◆ Exercise objective ◆
Look through the data for the string "this". Copy every line where it is found.

◆ Information given ◆
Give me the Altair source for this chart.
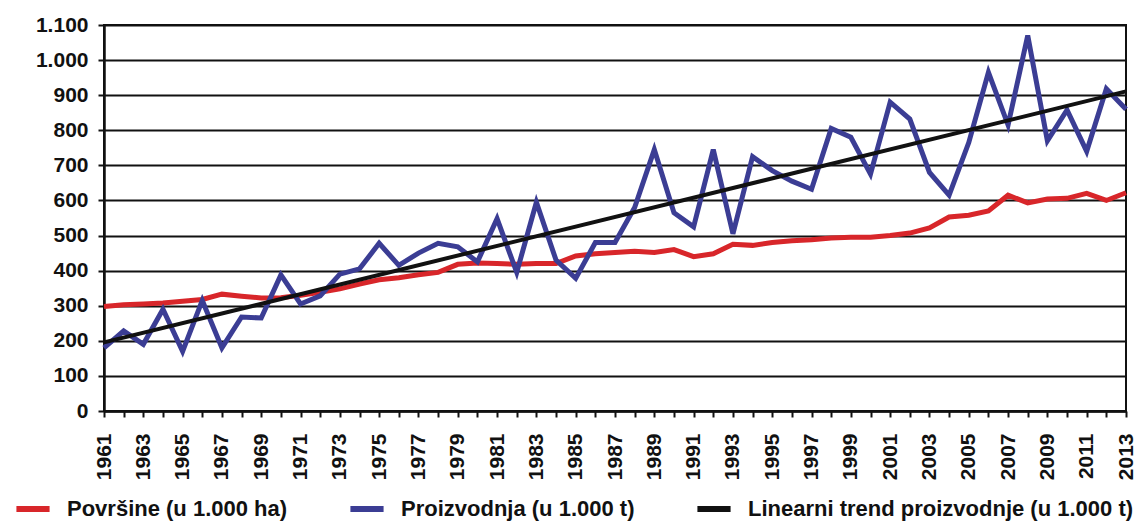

==

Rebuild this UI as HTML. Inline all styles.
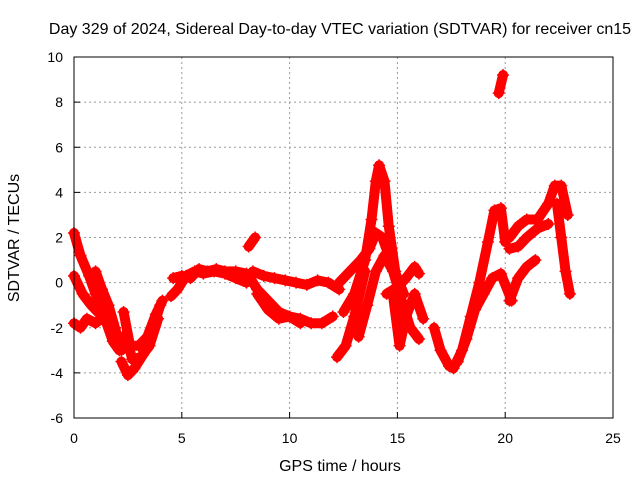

--

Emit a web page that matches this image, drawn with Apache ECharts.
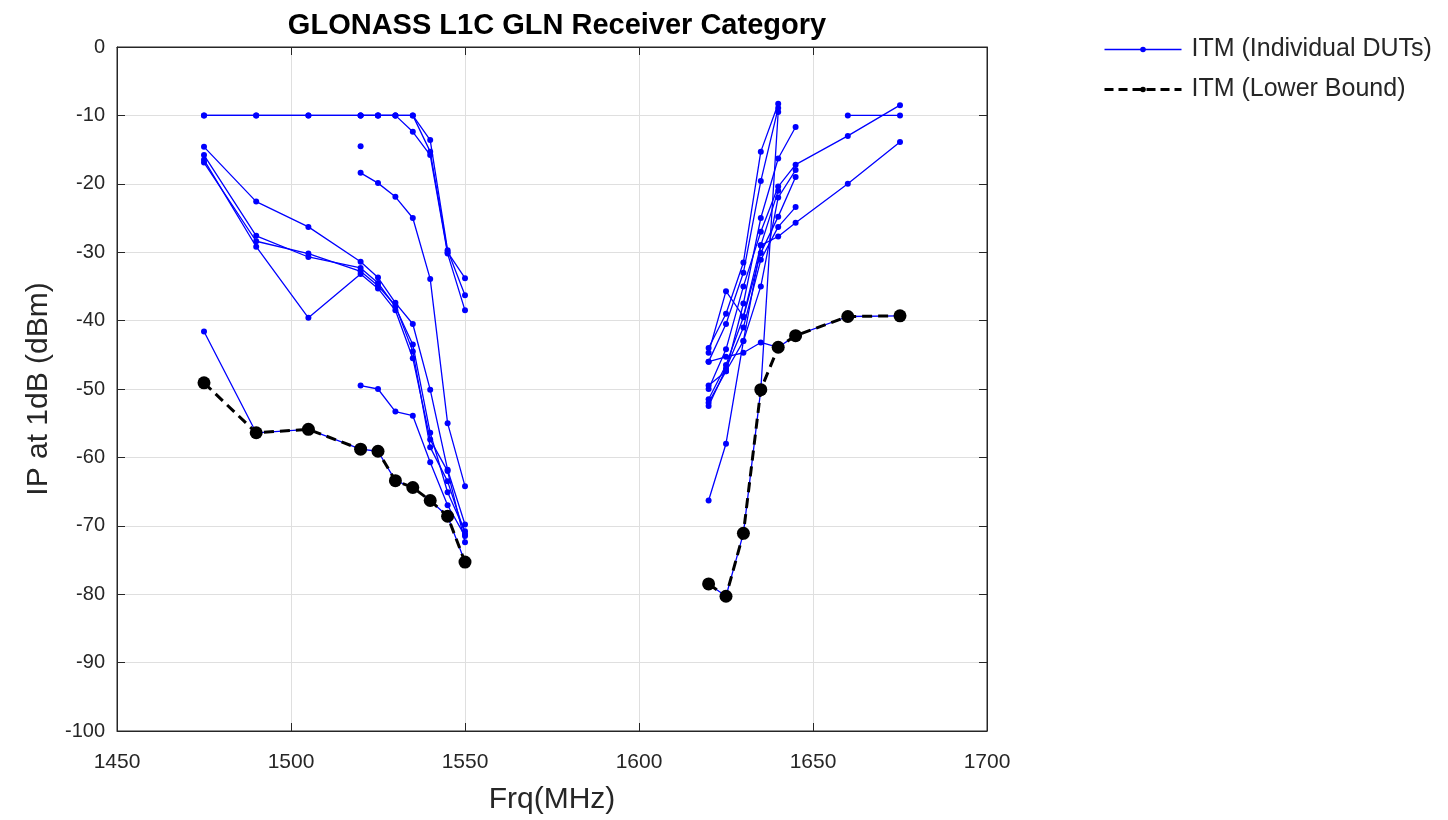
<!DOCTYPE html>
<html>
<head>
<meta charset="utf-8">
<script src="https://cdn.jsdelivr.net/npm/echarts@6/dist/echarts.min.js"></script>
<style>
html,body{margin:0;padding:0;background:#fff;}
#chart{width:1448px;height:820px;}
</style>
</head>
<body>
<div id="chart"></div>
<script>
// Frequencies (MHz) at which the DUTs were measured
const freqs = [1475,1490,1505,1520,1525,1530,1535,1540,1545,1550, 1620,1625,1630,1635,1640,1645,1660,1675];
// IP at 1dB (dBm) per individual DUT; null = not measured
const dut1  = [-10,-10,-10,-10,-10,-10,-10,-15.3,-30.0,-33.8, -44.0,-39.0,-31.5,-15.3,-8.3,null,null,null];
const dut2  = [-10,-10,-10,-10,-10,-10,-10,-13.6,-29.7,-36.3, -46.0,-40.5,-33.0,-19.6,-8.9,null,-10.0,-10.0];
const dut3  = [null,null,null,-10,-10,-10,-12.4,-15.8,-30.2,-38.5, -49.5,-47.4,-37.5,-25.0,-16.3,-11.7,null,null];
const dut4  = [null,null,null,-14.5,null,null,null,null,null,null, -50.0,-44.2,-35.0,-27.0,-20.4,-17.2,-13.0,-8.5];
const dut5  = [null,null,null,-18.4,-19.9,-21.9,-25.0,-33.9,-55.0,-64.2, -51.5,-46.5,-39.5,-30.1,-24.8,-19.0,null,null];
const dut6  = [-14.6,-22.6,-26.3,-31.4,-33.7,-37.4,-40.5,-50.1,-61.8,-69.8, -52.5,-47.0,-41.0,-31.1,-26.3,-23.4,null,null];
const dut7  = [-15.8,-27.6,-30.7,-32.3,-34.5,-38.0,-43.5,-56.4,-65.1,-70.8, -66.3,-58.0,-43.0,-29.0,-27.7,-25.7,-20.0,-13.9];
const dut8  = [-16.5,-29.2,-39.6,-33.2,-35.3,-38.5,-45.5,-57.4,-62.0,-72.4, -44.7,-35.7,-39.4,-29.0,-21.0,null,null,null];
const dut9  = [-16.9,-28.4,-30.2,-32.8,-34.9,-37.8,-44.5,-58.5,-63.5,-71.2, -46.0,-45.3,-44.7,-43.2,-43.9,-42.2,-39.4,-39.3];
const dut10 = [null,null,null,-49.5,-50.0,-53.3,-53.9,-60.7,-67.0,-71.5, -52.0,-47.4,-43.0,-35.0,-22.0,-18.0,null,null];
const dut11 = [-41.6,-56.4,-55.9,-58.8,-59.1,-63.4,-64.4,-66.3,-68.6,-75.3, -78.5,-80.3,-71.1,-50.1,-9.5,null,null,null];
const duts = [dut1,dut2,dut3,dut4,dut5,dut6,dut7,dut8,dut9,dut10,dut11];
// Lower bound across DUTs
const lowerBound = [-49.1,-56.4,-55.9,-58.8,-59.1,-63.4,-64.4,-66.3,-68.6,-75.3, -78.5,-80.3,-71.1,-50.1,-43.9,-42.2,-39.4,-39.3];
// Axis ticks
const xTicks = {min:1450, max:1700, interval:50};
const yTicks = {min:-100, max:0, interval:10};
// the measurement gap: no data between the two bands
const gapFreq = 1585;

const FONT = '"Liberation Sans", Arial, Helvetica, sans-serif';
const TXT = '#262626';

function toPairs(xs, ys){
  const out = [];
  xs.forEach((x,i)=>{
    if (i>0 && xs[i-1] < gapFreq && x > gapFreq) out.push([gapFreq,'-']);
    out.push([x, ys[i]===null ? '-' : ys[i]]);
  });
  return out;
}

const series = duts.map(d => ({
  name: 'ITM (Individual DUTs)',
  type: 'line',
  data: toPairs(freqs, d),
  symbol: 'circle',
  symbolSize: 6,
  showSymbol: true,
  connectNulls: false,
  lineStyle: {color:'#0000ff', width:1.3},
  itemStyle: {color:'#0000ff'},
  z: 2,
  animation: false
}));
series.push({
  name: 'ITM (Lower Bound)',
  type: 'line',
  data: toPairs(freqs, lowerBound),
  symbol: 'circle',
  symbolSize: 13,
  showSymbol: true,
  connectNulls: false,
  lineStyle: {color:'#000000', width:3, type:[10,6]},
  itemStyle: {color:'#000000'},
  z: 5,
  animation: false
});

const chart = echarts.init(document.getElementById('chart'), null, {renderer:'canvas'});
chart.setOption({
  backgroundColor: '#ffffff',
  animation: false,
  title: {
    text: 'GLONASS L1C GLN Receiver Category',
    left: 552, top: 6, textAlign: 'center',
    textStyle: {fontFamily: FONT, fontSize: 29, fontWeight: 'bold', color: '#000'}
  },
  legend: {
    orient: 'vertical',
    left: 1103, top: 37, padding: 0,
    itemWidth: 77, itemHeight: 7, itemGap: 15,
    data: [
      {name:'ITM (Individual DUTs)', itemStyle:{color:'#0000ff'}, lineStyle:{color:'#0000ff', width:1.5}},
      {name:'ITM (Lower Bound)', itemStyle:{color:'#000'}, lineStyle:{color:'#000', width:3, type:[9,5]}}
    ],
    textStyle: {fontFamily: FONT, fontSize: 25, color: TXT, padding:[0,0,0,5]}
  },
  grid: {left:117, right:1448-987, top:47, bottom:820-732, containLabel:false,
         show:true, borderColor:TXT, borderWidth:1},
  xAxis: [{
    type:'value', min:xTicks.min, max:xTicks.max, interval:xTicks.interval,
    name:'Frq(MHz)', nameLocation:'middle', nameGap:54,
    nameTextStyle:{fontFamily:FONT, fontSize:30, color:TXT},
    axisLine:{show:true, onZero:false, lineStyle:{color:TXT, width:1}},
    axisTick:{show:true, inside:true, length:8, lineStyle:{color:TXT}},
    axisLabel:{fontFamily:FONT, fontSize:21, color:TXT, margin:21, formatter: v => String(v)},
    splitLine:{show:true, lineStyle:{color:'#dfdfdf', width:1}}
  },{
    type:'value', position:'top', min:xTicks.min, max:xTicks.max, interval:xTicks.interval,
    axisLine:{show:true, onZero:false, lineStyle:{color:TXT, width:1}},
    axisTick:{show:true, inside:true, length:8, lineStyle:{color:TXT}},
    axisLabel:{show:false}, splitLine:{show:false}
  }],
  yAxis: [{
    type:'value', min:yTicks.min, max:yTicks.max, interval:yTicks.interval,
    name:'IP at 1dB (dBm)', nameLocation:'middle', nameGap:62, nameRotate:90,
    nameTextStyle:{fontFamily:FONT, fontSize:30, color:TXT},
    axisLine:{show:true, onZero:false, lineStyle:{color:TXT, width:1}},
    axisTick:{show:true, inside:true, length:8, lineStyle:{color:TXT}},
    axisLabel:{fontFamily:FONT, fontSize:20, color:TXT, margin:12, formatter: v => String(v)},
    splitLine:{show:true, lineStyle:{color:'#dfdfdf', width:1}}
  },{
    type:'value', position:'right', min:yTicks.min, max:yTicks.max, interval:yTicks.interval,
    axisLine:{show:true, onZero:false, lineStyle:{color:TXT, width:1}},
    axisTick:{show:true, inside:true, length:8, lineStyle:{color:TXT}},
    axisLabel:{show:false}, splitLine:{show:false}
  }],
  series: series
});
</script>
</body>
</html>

◆ Result ◆
Give me the Altair source for this chart.
Rebuild this UI as HTML. Inline all styles.
Emit a web page that matches this image, drawn with Apache ECharts.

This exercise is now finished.